10 jul 2017

CRISIS ECONÓMICA CON FERNANDO VII

En la corte se caminaba hacia fórmulas moderadas, sancionadas con el cuarto matrimonio del rey con María Cristina de Nápoles en 1829.  El gobierno de Fernando VII estaba haciendo frente a la doble oposición -apostólicos y liberales- con su política de "palo a la burra blanca y palo a la burra negra", según la expresión castiza acuñada contra el propio monarca.  Esta política seguirá imperando hasta su muerte, pese a que el tránsito hacia el liberalismo era ya un hecho.
La coyuntura económica y la gestión financiera durante este período presenta los signos de depresión y anacronismo. La década ominosa presenta el derrumbamiento total de los precios; el fracaso político y financiero de los gobiernos absolutistas es evidente.  La crisis de 1827 demuestra la imposibilidad de gobernar con los aristócratas y grandes propietarios en contra de los intereses del campesinado y la burguesía.
En el aperturismo del régimen intervienen un equipo de asentistas, banqueros, emigrados y hombres de negocios.  Ahí están los nombres de Aguado, Gaspar de Remisa o Javier de Burgos, empeñados en proyectos de minas, canales y altos hornos.  El equipo del ministro de Hacienda, López Ballesteros, promulga la ley de minas de 1825, el arancel de 1826, el Código de Comercio de 1829, la Bolsa de Madrid, en 1831, etc.
Al mismo tiempo, la expansión agrícola tendrá una importancia decisiva en la reactivación de la economía española.  El área triguera y la cabaña ganadera experimentan aumentos considerables, presagio de un futuro más favorable.
La bancarrota de la Hacienda será el primer condicionante de toda la política de Fernando VII.  Hubo que hacer grandes esfuerzos para afrontar los gastos domésticos y los sueldos del personal de palacio.  El absolutismo puro carece de soluciones al problema financiero y debe ceder ante la sugerencia de ministros algo más moderados.  Recomiendan un sistema fiscal moderno, pero, como en otros puntos, resulta contradictorio, puesto que cualquier medida a adoptar chocaría con los intereses de los privilegiados y de las provincias forales.
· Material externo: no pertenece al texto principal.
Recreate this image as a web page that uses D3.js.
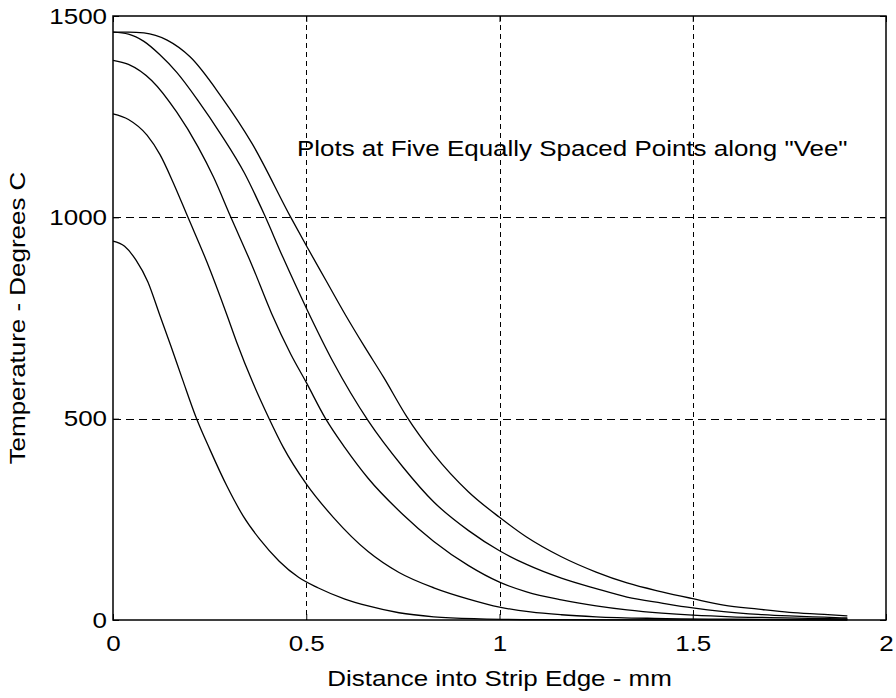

La difícil situación financiera obligará a recurrir a empréstitos contratados en el extranjero, determinados por la pobreza del país y por el corte de metales preciosos americanos que resulta de la emancipación.  La deuda con el exterior sube de 2.600 millones de reales en 1824, a 4.460 en 1834.  Los empréstitos son negociados en unas condiciones muy poco ventajosas para España, puesto que el valor "nominal" de la deuda reconocida es muy superior a la cantidad efectiva de metal precioso que entra en España.  La Hacienda nacional pasa, con respecto a Europa, a una posición de deudora, agravada por una balanza comercial negativa, una inestabilidad política y unas guerras civiles.  El endeudamiento exterior va a convertirse en algo crónico.
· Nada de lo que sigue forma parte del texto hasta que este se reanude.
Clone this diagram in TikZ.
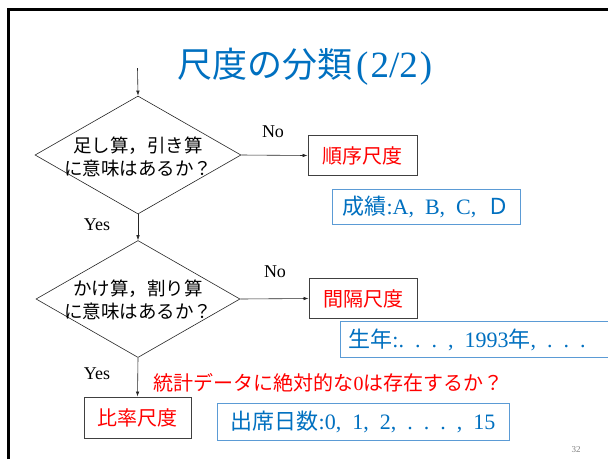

Quien lleva el timón de la Hacienda durante la década ominosa es el gallego López Ballesteros, simpatizante con la mentalidad moderna de los liberales moderados y afrancesados arrepentidos.  Canalizará en lo posible la capacidad de estos hombres, prescindiendo de su pasado liberal. El balance de la gestión de López Ballesteros parece ser  que sirvió para enjugar en buena parte la carga de la deuda pública del Estado.  No obstante, su política contó con serias limitaciones.  Tendió a fijar un orden regular en la administración y contabilidad, restableció en parte el crédito público, ensayó el equilibrio de los gastos con las rentas, decretó la determinación anual de los presupuestos, procuró reprimir el contrabando y dio tal cual estabilidad a los empleados públicos.  Pero todas estas disposiciones valían muy poco en comparación con los males que llevaba en sí mismo aquel sistema de gobierno, el tributario restablecido en 1824 y los que causaban inmediatamente la reamortización de los bienes eclesiásticos y vinculados, la renovación de los privilegios y exenciones, el aumento de las ruinosas contribuciones sobre el consumo, las prohibiciones y trabas en el comercio y en la industria, la rigurosa exacción del diezmo y las franquicias y socaliñas de un clero numerosísimo, triunfante e insaciable.